As background, for the past several centuries, as I recall, civilians have made up about 47% of wartime fatalities, through all the changes of morality and technology.
We might carry out mass bombings of entire cities to destroy the enemy's wartime production capabilities and demoralize his population.

Until recently, those were considered good reasons for killing civilians.

The moral context for these actions, snipped away from anti-war works such as Slaughterhouse-Five or Grave of the Fireflies which reduce the American bombings of Dresden or Kobe to the senseless acts of brutal monsters, is that we were fighting Germany and Japan using their own tactics against them.

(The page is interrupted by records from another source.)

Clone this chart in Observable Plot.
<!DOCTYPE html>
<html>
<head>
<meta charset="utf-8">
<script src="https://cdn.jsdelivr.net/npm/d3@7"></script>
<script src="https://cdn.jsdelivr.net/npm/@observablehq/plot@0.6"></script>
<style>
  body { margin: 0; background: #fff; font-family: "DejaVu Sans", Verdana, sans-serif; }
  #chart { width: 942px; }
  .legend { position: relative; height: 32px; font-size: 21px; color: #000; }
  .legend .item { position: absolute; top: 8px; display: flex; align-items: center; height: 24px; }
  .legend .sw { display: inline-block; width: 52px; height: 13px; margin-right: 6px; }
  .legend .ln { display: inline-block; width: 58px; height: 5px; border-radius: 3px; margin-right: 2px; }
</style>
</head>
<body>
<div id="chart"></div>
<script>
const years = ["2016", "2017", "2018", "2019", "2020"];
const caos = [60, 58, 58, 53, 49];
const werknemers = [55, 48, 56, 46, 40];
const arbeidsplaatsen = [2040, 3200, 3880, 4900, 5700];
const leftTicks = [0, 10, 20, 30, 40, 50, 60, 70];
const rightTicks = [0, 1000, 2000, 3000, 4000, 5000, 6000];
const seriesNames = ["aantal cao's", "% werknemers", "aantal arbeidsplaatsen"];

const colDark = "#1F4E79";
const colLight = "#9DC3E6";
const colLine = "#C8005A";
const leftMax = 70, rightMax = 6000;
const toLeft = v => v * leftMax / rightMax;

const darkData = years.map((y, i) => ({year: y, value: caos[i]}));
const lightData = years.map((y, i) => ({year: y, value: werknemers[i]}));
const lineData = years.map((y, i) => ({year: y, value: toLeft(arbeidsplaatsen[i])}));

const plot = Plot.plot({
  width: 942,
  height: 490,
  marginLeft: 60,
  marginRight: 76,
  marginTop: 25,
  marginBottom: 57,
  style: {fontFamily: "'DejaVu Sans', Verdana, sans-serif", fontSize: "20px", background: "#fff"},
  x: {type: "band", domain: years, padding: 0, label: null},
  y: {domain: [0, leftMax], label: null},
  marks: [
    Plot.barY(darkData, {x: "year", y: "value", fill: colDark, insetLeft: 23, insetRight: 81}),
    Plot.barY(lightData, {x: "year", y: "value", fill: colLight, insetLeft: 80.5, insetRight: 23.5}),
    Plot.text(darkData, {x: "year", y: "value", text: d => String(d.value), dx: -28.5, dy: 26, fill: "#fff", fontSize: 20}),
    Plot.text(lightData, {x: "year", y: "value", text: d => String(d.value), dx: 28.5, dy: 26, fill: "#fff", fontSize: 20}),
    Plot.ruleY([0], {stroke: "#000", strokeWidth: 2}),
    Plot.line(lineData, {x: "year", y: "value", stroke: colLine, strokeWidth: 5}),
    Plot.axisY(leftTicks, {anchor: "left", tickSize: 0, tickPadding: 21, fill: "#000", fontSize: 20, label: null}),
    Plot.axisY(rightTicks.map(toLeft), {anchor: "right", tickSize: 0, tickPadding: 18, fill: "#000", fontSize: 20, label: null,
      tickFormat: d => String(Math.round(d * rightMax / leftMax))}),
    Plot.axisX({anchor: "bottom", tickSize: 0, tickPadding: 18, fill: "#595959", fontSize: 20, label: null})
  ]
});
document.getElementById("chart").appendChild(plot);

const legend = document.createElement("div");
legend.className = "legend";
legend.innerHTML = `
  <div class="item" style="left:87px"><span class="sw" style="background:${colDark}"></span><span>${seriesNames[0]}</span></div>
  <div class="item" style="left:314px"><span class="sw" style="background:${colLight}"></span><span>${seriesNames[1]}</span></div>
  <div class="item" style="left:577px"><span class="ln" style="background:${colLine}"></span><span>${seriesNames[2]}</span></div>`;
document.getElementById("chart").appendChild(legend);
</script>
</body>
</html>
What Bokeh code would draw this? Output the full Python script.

...Mutuality makes morality and immorality in war self-regulating. If you firebomb someone else's cities, someone else will firebomb your cities. If you want your prisoners of war to be treated well, you have to treat the prisoners you take equally well.

Such mutuality is the only international agreement that truly matters. It takes humanitarian behavior out of the realm of idealism and into the realm of rational self-interest. It creates a direct and working program for rewards and punishments that does not rely on a League of Nations or United Nations.

...But the era of the free lunch arrived with terrorism. We unilaterally extend protections to terrorists that they do not reciprocate. Terrorists are excused from the laws of war, while everyone else has to abide by them. This only incentivizes terrorism and makes fighting terrorists a grim and impossible business.

Israel's fight against Hamas shows how unilateral humanitarianism decontextualizes warfare creating a completely impossible standard for a good war. With no context derived from what the other side is doing all that is left is the necessity of meeting a completely impossible standard in which no civilians on the other side ever die, even while the enemy uses them as human shields.

The Londoners who heard Lloyd George, the New Yorkers who heard George W. Bush and the Israelis who heard Benjamin Netanyahu understood the context in which the next phase of the conflict would be taking place. It was a context created by the tactics of their enemies.

But context is no longer acceptable in warfare. All wars must be fought to the same impossible standard.